I remember when the artists’ changing room was behind the cloakroom, which sometimes made handing in or collecting your coat very interesting. I met Dave Davies of the Kinks this way and he bought me a coke.
Following letters from 1st May 2000
Dancing down in the Dungeon
As I read about days down in the Dungeon by Patrick Smith, the memories came flooding back.
Myself, my sister Marilyn Neal, and my friend Carol Bowsley spent many happy nights at the Dungeon.
We saw and took part in the coming of the mini skirt, ‘Op Art’ and ‘Flower Power’.
One night a week, Peter Stringfellow used to come from his club in Sheffield called The Mojo.
He brought arms full of flowers and we would have a ‘love-in’ to the sounds of Scott McKenzie and San Francisco.
Some Saturday nights were all-nighters and we would pile out at 8 am. Exhausted, we would congregate in Lyons Café in Long Row, but we would be back at the Dungeon on Sunday afternoon and dance the day away all over again.
There was no alcohol sold in the Dungeon, only a coffee bar upstairs. There wooden compartments (similar to railway carriages) where we would get our breath back and have a bottle of Coke and a Cornish pasty (which as I remember were delicious).

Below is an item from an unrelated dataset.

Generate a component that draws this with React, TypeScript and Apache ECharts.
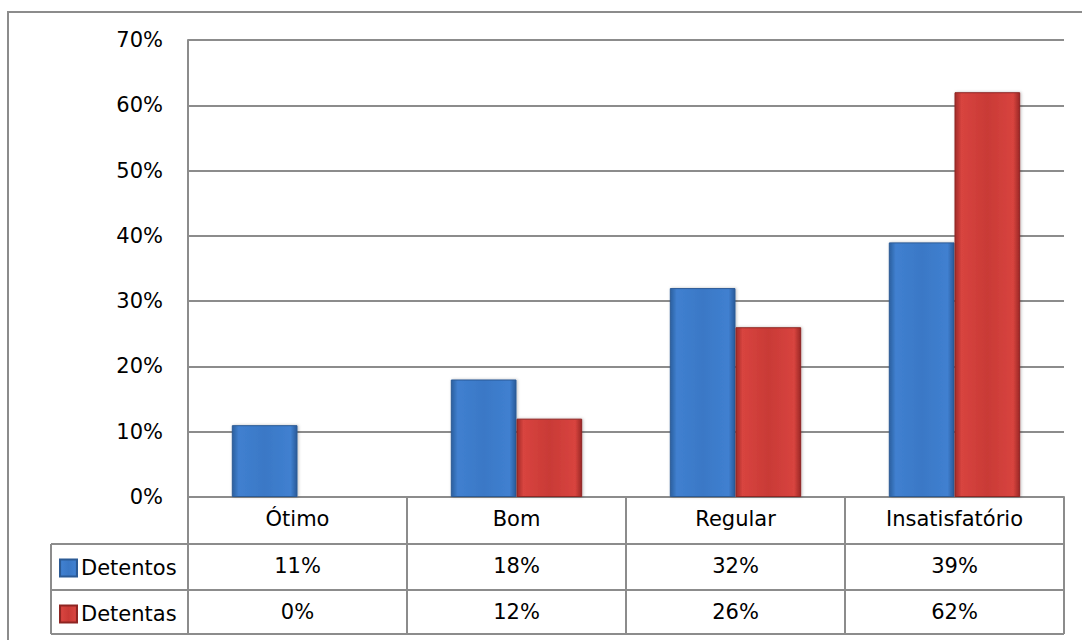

Some of the groups I saw included The Small Faces, Ike and Tina Turner, Wilson Pickett, Lee Dorsey, The Drifters, Alan Price, Amen Corner and many more.
I remember Mick Parker, the owner, and Terry Flinn, who used to be on the door. When you wanted a pass-out, Terry would stamp the back of your hand with something that would only show up under an ultraviolet light.
I remember sometimes Barry Kendrick (of Kendrick Cars) used to DJ.
I remember dancing competitions which were nearly always won by a boy called Mondo Caine and April (his girlfriend at the time).
The most popular forms of transport were scooters and minis, and these would often be parked the length of Stanford Street.
It was here 33 years ago that I met a boy called Moss Saunders. I was a Mod and thought he was, until someone told me that when he wasn’t with me he was a greaser and had a great big motorbike.
I could not believe it, but it made no difference to me – I have now been married to him for 30 years.